Mas quando algo nos “balança”, como conhecer alguém interessante, compatível com nossos gostos, a ansiedade e a falta de prática coloca tudo a perder. O medo nos consome e deixamos passar a possibilidade. Em “Medianeras: Buenos Aires na Era do Amor Virtual”, eles esbarram-se em todo instante, não sabem, porque ou vivemos correndo, sem tempo para olhar ao lado, ou temos o impacto da apresentação visual antes da conversa propriamente dita, assim éramos um pré-conceito sobre quem está em nossa frente. Por isso o sucesso internauta. Conhece-se primeiro o papo, depois a imagem. Mesmo assim, quando um detalhe não nos agrada, descartamos com a certeza absoluta de que encontraremos alguém melhor. A fantasia é constante e pulula mais do que imaginamos. Quando o roteiro apela no final, tanto pelo lado dele, quanto do dela, o clichê aparente não prejudica em nada, porque já fomos completamente sugados e “devorados” pelo filme.
Concluindo,“Medianeras: Buenos Aires na Era do Amor Virtual” é excelente, porque consegue descrever e transpor de forma digna, crível e arrebatadora o universo que vivemos e que nos encontramos presos, sem nunca perder a esperança da perfeição projetada e esperada.
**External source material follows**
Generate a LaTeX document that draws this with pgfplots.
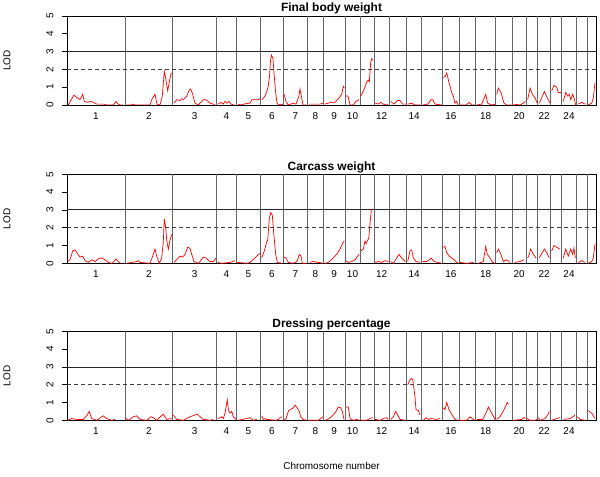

Recomendo. “E a solidão mais trágica é quando você está rodeado por tantas pessoas. A vida moderna nos isola apesar de tudo ser feito para facilitar nossas atividades. O caos é desgastante, mas muito estimulante. Você não pode “baixar a guarda” em Buenos Aires, não pode ter apenas um plano A. Isso mantém todos os sentidos bem alerta. E acho que por isso há tanta criatividade nesta cidade”, finaliza o diretor. O filme de Gustavo Taretto conquistou o júri popular no festival de Berlim e, em Gramado, saiu com três Kikitos: melhor filme estrangeiro, melhor diretor e júri popular. Orçamento estimado de US$ 11 milhões.